Aim of the task: Make an exact copy of the lines, leaving the pictures out.

Information supplied:
■ ■ ■ ■ ■
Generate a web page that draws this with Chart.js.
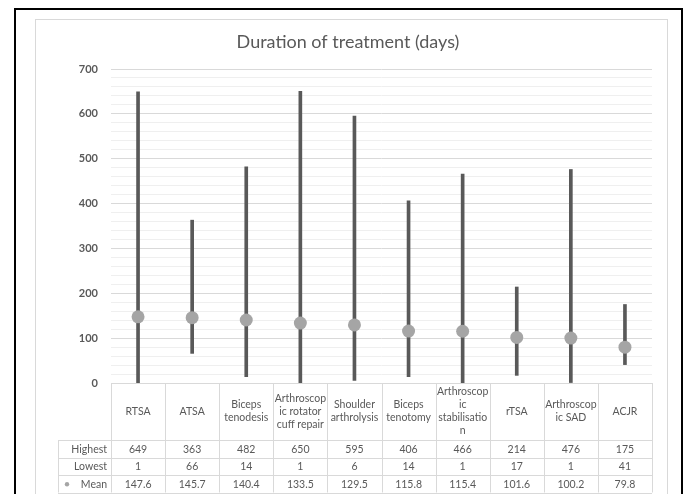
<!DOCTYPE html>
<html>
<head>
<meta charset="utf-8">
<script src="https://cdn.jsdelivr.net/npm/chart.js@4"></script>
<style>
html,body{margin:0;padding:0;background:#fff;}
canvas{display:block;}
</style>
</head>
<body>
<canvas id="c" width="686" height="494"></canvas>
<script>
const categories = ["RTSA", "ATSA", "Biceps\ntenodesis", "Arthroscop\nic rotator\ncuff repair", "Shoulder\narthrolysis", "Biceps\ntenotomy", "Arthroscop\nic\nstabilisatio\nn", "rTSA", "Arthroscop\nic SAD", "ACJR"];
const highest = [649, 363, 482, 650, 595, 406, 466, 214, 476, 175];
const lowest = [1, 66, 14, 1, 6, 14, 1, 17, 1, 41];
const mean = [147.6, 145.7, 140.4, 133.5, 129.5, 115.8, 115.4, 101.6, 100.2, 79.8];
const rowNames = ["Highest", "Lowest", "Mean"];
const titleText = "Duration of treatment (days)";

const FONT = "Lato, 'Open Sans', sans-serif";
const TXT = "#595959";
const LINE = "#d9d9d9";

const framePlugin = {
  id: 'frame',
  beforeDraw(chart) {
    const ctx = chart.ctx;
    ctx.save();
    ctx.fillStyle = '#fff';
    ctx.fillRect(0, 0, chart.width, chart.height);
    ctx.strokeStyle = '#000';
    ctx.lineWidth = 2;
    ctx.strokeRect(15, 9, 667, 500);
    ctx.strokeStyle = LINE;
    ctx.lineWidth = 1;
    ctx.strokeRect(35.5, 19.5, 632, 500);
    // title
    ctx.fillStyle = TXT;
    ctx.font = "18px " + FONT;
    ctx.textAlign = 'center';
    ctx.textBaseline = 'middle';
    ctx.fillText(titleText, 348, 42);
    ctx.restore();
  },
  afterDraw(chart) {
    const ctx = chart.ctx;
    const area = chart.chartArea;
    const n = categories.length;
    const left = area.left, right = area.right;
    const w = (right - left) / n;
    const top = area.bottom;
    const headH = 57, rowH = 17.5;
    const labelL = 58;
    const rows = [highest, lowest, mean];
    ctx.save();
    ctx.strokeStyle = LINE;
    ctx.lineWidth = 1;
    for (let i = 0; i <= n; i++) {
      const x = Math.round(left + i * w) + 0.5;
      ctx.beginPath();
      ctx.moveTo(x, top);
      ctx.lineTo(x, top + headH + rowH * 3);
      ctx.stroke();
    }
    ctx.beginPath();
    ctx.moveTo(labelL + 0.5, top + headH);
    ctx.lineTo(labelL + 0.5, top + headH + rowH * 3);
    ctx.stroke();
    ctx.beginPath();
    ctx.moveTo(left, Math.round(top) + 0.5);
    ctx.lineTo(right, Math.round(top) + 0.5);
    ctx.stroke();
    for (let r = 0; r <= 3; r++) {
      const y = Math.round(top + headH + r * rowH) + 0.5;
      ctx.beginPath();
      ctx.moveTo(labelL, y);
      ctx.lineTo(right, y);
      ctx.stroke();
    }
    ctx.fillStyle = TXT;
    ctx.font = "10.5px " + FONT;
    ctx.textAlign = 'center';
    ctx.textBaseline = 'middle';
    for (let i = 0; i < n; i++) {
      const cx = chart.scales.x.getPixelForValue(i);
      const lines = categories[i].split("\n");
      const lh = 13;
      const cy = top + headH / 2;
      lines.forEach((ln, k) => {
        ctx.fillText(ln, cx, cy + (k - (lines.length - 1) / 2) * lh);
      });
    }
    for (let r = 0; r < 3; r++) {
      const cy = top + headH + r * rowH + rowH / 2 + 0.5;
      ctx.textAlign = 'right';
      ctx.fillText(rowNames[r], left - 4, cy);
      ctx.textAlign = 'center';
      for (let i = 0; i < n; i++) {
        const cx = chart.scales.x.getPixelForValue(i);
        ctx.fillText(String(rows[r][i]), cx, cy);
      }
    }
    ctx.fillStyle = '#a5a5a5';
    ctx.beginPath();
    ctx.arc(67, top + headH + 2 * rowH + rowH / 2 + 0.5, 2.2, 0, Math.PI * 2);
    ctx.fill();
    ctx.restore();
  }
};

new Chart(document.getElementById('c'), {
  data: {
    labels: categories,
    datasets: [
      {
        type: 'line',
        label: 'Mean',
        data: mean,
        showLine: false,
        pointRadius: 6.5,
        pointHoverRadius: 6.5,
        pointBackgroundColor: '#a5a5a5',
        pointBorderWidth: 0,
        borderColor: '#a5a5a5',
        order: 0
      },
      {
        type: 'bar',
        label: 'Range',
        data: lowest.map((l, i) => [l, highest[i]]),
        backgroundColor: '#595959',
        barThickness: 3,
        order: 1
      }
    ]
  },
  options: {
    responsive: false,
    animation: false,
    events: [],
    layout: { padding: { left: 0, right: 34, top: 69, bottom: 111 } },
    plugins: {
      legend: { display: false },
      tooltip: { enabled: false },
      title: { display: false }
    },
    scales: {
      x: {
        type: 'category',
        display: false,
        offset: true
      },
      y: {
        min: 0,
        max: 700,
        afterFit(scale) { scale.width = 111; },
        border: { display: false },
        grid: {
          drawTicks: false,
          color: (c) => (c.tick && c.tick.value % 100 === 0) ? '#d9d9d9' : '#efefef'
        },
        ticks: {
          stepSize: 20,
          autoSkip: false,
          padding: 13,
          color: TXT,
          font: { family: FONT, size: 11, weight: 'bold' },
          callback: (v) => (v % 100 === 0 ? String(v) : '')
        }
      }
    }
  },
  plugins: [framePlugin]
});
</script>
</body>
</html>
■ ■ ■ ■ ■
The solution:
Generate a web page that draws this with Chart.js.
<!DOCTYPE html>
<html>
<head>
<meta charset="utf-8">
<script src="https://cdn.jsdelivr.net/npm/chart.js@4"></script>
<style>
html,body{margin:0;padding:0;background:#fff;}
canvas{display:block;}
</style>
</head>
<body>
<canvas id="c" width="686" height="494"></canvas>
<script>
const categories = ["RTSA", "ATSA", "Biceps\ntenodesis", "Arthroscop\nic rotator\ncuff repair", "Shoulder\narthrolysis", "Biceps\ntenotomy", "Arthroscop\nic\nstabilisatio\nn", "rTSA", "Arthroscop\nic SAD", "ACJR"];
const highest = [649, 363, 482, 650, 595, 406, 466, 214, 476, 175];
const lowest = [1, 66, 14, 1, 6, 14, 1, 17, 1, 41];
const mean = [147.6, 145.7, 140.4, 133.5, 129.5, 115.8, 115.4, 101.6, 100.2, 79.8];
const rowNames = ["Highest", "Lowest", "Mean"];
const titleText = "Duration of treatment (days)";

const FONT = "Lato, 'Open Sans', sans-serif";
const TXT = "#595959";
const LINE = "#d9d9d9";

const framePlugin = {
  id: 'frame',
  beforeDraw(chart) {
    const ctx = chart.ctx;
    ctx.save();
    ctx.fillStyle = '#fff';
    ctx.fillRect(0, 0, chart.width, chart.height);
    ctx.strokeStyle = '#000';
    ctx.lineWidth = 2;
    ctx.strokeRect(15, 9, 667, 500);
    ctx.strokeStyle = LINE;
    ctx.lineWidth = 1;
    ctx.strokeRect(35.5, 19.5, 632, 500);
    // title
    ctx.fillStyle = TXT;
    ctx.font = "18px " + FONT;
    ctx.textAlign = 'center';
    ctx.textBaseline = 'middle';
    ctx.fillText(titleText, 348, 42);
    ctx.restore();
  },
  afterDraw(chart) {
    const ctx = chart.ctx;
    const area = chart.chartArea;
    const n = categories.length;
    const left = area.left, right = area.right;
    const w = (right - left) / n;
    const top = area.bottom;
    const headH = 57, rowH = 17.5;
    const labelL = 58;
    const rows = [highest, lowest, mean];
    ctx.save();
    ctx.strokeStyle = LINE;
    ctx.lineWidth = 1;
    for (let i = 0; i <= n; i++) {
      const x = Math.round(left + i * w) + 0.5;
      ctx.beginPath();
      ctx.moveTo(x, top);
      ctx.lineTo(x, top + headH + rowH * 3);
      ctx.stroke();
    }
    ctx.beginPath();
    ctx.moveTo(labelL + 0.5, top + headH);
    ctx.lineTo(labelL + 0.5, top + headH + rowH * 3);
    ctx.stroke();
    ctx.beginPath();
    ctx.moveTo(left, Math.round(top) + 0.5);
    ctx.lineTo(right, Math.round(top) + 0.5);
    ctx.stroke();
    for (let r = 0; r <= 3; r++) {
      const y = Math.round(top + headH + r * rowH) + 0.5;
      ctx.beginPath();
      ctx.moveTo(labelL, y);
      ctx.lineTo(right, y);
      ctx.stroke();
    }
    ctx.fillStyle = TXT;
    ctx.font = "10.5px " + FONT;
    ctx.textAlign = 'center';
    ctx.textBaseline = 'middle';
    for (let i = 0; i < n; i++) {
      const cx = chart.scales.x.getPixelForValue(i);
      const lines = categories[i].split("\n");
      const lh = 13;
      const cy = top + headH / 2;
      lines.forEach((ln, k) => {
        ctx.fillText(ln, cx, cy + (k - (lines.length - 1) / 2) * lh);
      });
    }
    for (let r = 0; r < 3; r++) {
      const cy = top + headH + r * rowH + rowH / 2 + 0.5;
      ctx.textAlign = 'right';
      ctx.fillText(rowNames[r], left - 4, cy);
      ctx.textAlign = 'center';
      for (let i = 0; i < n; i++) {
        const cx = chart.scales.x.getPixelForValue(i);
        ctx.fillText(String(rows[r][i]), cx, cy);
      }
    }
    ctx.fillStyle = '#a5a5a5';
    ctx.beginPath();
    ctx.arc(67, top + headH + 2 * rowH + rowH / 2 + 0.5, 2.2, 0, Math.PI * 2);
    ctx.fill();
    ctx.restore();
  }
};

new Chart(document.getElementById('c'), {
  data: {
    labels: categories,
    datasets: [
      {
        type: 'line',
        label: 'Mean',
        data: mean,
        showLine: false,
        pointRadius: 6.5,
        pointHoverRadius: 6.5,
        pointBackgroundColor: '#a5a5a5',
        pointBorderWidth: 0,
        borderColor: '#a5a5a5',
        order: 0
      },
      {
        type: 'bar',
        label: 'Range',
        data: lowest.map((l, i) => [l, highest[i]]),
        backgroundColor: '#595959',
        barThickness: 3,
        order: 1
      }
    ]
  },
  options: {
    responsive: false,
    animation: false,
    events: [],
    layout: { padding: { left: 0, right: 34, top: 69, bottom: 111 } },
    plugins: {
      legend: { display: false },
      tooltip: { enabled: false },
      title: { display: false }
    },
    scales: {
      x: {
        type: 'category',
        display: false,
        offset: true
      },
      y: {
        min: 0,
        max: 700,
        afterFit(scale) { scale.width = 111; },
        border: { display: false },
        grid: {
          drawTicks: false,
          color: (c) => (c.tick && c.tick.value % 100 === 0) ? '#d9d9d9' : '#efefef'
        },
        ticks: {
          stepSize: 20,
          autoSkip: false,
          padding: 13,
          color: TXT,
          font: { family: FONT, size: 11, weight: 'bold' },
          callback: (v) => (v % 100 === 0 ? String(v) : '')
        }
      }
    }
  },
  plugins: [framePlugin]
});
</script>
</body>
</html>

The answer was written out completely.